The group hopes to get the service running next spring, but says it is still waiting on final investment and support from the City of Nanaimo to make the business work.
It’s seeking a 20-year long-term lease at the Wellcox property, with an option to move to the Seaspan site if the company leaves the water lot to consolidate its operations in Duke Point.
It’s also seeking to ink a partnership deal with the City of Nanaimo that would allow the new ferry service a chance to incubate over the next five years.
The group will still pay property taxes, but is asking the municipality to take a smaller piece of promised revenue.
The city would earn about $400,000 in total from passenger and parking over the next five years – a lost revenue of $2.5 million, Marshall said.
After five years the City of Nanaimo would receive $700,000 annually. As part of the new project, the city is also required to service the site to a tune of $125,000.
This will be the first time the city considers a partnership with a passenger ferry service and while city officials are excited about the economic opportunities ahead, they say there are also questions and details to be ironed out.
City staff members have yet to consider the effect increased traffic could have on the south end or whether the consortium can have the parking it wants. There are also ongoing discussions about access, with only one public route available into the south industrial waterfront.
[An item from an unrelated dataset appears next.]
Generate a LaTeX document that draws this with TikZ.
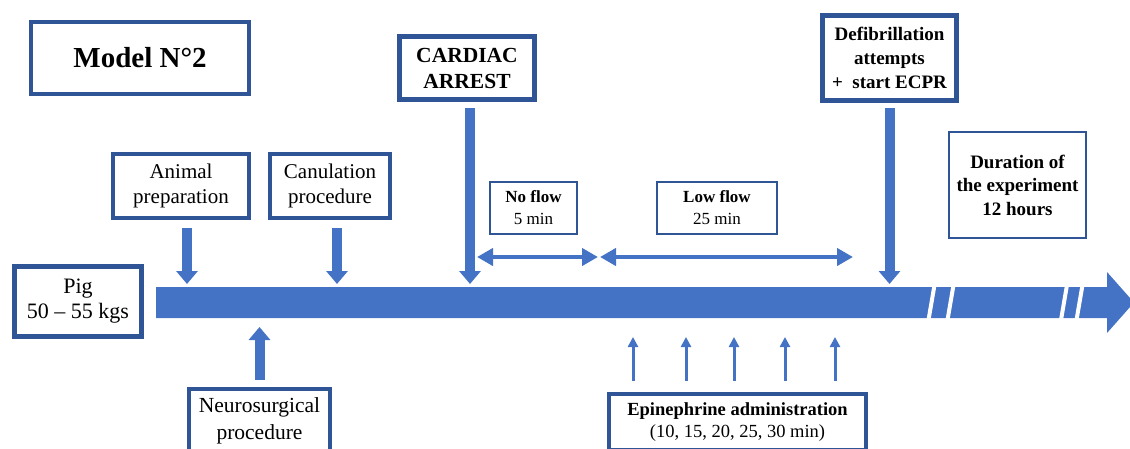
\documentclass[tikz,border=0pt]{standalone}
\usepackage{fontspec}
\setmainfont{Liberation Serif}
\usetikzlibrary{arrows.meta}
\definecolor{barblue}{HTML}{4472C4}
\definecolor{boxblue}{HTML}{2F5597}

\tikzset{
  thickbox/.style={draw=boxblue, line width=4.5pt, fill=white, align=center, inner sep=0pt},
  thinbox/.style={draw=boxblue, line width=2pt, fill=white, align=center, inner sep=0pt},
  blockarrow/.style={draw=barblue, line width=10pt, -{Triangle[width=21pt,length=13pt]}},
  epiarrow/.style={draw=barblue, line width=3pt, -{Triangle[width=10pt,length=10pt]}},
  flowarrow/.style={draw=barblue, line width=4pt, {Triangle[width=17pt,length=16pt]}-{Triangle[width=17pt,length=16pt]}},
}

\begin{document}
\begin{tikzpicture}[x=1pt, y=-1pt]
\useasboundingbox (0,0) rectangle (1130,448);

% Time line
\fill[barblue] (156,287) -- (1107,287) -- (1107,272) -- (1134,302.5) -- (1107,333) -- (1107,318) -- (156,318) -- cycle;
\foreach \x in {931.5,950.5,1064,1079.5}
  \draw[white, line width=4pt] ({\x+3},285) -- ({\x-3},320);
\coordinate (bartop) at (0,287);
\coordinate (barbot) at (0,318);

% Boxes
\node[thickbox, minimum width=218pt, minimum height=72pt, font=\fontsize{29}{33}\selectfont\bfseries] (model) at (140,58) {Model N°2};
\node[thickbox, minimum width=136pt, minimum height=64pt, font=\fontsize{21}{25}\selectfont] (animal) at (181,186) {Animal\\preparation};
\node[thickbox, minimum width=120pt, minimum height=64pt, font=\fontsize{21}{25}\selectfont] (canul) at (330,186) {Canulation\\procedure};
\node[thickbox, minimum width=135pt, minimum height=63pt, font=\fontsize{21.5}{26}\selectfont\bfseries] (cardiac) at (467,68) {CARDIAC\\ARREST};
\node[thinbox, minimum width=87pt, minimum height=52pt, font=\fontsize{17}{22}\selectfont] (noflow) at (533.5,208) {\textbf{No flow}\\5 min};
\node[thinbox, minimum width=120pt, minimum height=52pt, font=\fontsize{17}{22}\selectfont] (lowflow) at (717,208) {\textbf{Low flow}\\25 min};
\node[thickbox, minimum width=134pt, minimum height=85pt, font=\fontsize{19}{24}\selectfont\bfseries] (defib) at (889.5,58) {Defibrillation\\attempts\\+\ \ start ECPR};
\node[thinbox, minimum width=137pt, minimum height=106pt, font=\fontsize{19}{23.5}\selectfont\bfseries] (duration) at (1017.5,185) {Duration of\\the experiment\\12 hours};
\node[thickbox, minimum width=127pt, minimum height=70pt, font=\fontsize{22}{25}\selectfont] (pig) at (78,301.5) {Pig\\50 – 55 kgs};
\node[thickbox, minimum width=141pt, minimum height=64pt, font=\fontsize{21.5}{27}\selectfont] (neuro) at (259.5,421) {Neurosurgical\\procedure};
\node[thickbox, minimum width=257pt, minimum height=56pt, font=\fontsize{18.5}{22}\selectfont] (epi) at (737.5,422) {\textbf{Epinephrine administration}\\(10, 15, 20, 25, 30 min)};

% Events on the time line
\draw[blockarrow, shorten <=8pt, shorten >=3pt] ([xshift=6pt]animal.south) -- ([xshift=6pt]animal.south |- bartop);
\draw[blockarrow, shorten <=8pt, shorten >=3pt] ([xshift=7pt]canul.south) -- ([xshift=7pt]canul.south |- bartop);
\draw[blockarrow, shorten <=6pt, shorten >=3pt] ([xshift=3pt]cardiac.south) -- ([xshift=3pt]cardiac.south |- bartop);
\draw[blockarrow, shorten <=5pt, shorten >=3pt] (defib.south) -- (defib.south |- bartop);
\draw[blockarrow, shorten <=7pt, shorten >=9pt] (neuro.north) -- (neuro.north |- barbot);
\foreach \x in {633,686,734,785,835} {
  \coordinate (ex) at (\x,0);
  \draw[epiarrow, shorten <=11pt, shorten >=19pt] (epi.north -| ex) -- (barbot -| ex);
}

% Flow periods
\coordinate (nfstart) at (477,257);
\coordinate (nfend) at (598,257);
\coordinate (lfstart) at (600,257);
\coordinate (lfend) at (853,257);
\draw[flowarrow] (nfstart) -- (nfend);
\draw[flowarrow] (lfstart) -- (lfend);
\end{tikzpicture}
\end{document}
Ian Howat, the city’s acting general manager of corporate services, said the project is complex and a passionate issue for people so city staff members plan to proceed cautiously. The process of determining an agreement could take between two and six months, beginning with city staff members seeking feedback from taxpayers and politicians.
“Now we want to hear from people,” Howat said. “We need to hear whether they want to see a fast ferry here, [if] there are aspects of this proposal that are distasteful [or if] these aspects are reasonable and tolerable.
“We just need to hear … how they feel about it.”
The passenger ferry service has been in the works for the last four years and could be ready within six months of the financial close to begin running between Nanaimo and downtown Vancouver.
Marshall, the only investor and member of the consortium to go public, said the ferries are anticipated to help spur economic development and will generate 105 marine jobs to start, including 80 in Nanaimo and 25 in Victoria and Vancouver. Marshall does not anticipate Island Ferries will need to sell taxpayers on the idea of partnership agreement or foot ferry service because the company is going to be pumping revenue into the city rather than asking for tax breaks.
But Coun. Bill McKay said it’s important the public knows what the city is getting into and have a chance to weigh in on the project.
“I think the only stumbling block we are going to have here is people’s understanding of what the city’s participation in the program is going to be,” McKay said. “We want to make sure we have their blessing before we go too far along this road.”
Residents with early input on the proposal are being asked to talk write, e-mail or speak with council members about their opinions.